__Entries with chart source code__

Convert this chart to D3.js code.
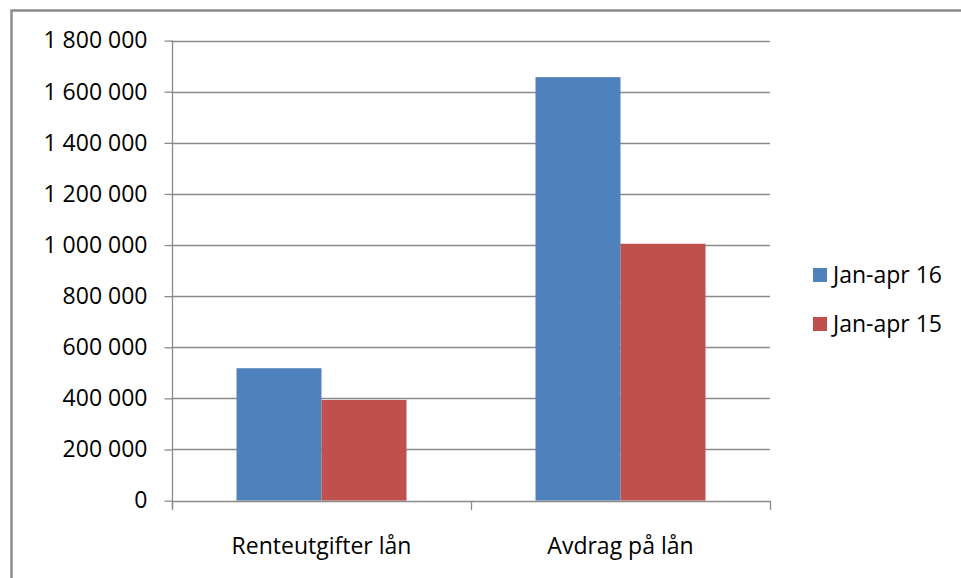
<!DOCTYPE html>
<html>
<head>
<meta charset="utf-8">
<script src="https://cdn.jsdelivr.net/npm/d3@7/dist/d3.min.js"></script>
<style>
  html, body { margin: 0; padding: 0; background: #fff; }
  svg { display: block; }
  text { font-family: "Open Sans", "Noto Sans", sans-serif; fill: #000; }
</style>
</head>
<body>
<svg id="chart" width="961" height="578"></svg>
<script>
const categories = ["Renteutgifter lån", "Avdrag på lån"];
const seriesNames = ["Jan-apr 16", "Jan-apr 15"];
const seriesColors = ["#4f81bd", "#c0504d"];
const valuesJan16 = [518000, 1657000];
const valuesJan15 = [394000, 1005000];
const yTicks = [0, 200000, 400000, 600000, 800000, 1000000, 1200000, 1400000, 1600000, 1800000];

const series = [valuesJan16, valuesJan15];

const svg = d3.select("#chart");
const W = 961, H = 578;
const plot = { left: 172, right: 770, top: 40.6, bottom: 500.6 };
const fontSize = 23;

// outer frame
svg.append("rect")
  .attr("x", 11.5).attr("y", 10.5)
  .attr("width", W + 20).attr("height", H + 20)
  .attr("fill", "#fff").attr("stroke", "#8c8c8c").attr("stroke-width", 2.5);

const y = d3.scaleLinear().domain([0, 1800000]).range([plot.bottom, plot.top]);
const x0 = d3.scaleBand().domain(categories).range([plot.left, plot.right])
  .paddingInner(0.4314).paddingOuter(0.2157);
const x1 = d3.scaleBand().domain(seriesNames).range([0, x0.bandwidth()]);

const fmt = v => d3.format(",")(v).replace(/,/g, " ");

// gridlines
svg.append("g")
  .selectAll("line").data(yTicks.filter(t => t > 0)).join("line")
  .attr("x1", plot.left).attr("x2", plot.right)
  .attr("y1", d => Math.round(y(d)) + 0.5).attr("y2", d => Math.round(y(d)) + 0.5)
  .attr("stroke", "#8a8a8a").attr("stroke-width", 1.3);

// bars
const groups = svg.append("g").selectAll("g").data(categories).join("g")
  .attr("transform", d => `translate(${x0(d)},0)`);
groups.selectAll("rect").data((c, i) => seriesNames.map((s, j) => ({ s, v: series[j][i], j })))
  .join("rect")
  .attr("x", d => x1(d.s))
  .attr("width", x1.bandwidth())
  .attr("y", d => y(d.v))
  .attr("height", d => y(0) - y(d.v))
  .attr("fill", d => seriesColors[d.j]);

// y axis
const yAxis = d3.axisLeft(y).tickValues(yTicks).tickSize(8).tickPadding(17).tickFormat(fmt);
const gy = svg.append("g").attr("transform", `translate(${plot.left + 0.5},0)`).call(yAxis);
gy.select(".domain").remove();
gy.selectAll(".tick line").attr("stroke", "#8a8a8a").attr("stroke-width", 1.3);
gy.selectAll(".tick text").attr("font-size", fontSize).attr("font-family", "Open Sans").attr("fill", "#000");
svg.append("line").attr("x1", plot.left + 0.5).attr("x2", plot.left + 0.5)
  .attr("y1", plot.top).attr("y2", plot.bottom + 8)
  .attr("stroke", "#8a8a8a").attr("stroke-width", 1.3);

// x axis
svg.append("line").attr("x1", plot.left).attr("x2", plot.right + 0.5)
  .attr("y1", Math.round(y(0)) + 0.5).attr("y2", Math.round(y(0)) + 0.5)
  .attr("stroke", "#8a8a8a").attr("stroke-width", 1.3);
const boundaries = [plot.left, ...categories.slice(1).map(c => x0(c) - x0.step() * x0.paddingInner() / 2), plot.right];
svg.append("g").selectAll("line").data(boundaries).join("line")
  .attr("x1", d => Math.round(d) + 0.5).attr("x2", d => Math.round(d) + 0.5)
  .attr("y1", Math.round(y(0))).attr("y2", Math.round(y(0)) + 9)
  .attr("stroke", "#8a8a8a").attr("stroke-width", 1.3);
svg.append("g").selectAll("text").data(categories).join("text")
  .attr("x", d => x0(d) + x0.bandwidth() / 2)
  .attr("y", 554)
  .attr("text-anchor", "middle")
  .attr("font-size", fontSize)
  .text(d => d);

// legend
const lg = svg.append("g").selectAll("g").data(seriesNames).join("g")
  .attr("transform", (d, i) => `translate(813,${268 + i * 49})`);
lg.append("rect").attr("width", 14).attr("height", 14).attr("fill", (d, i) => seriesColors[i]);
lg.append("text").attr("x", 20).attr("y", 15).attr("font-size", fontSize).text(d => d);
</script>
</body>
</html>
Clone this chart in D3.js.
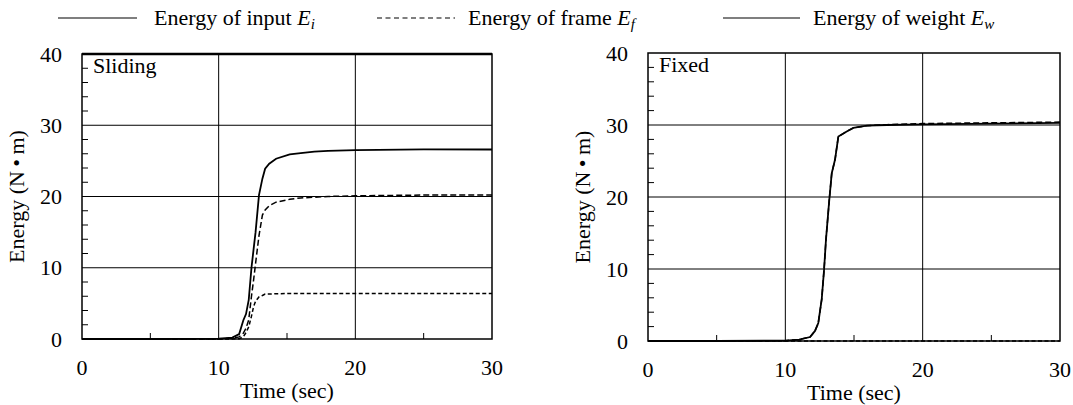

__What to produce__
Report how many lines of the data contain the word "this", using the number alone.

__Full response__
2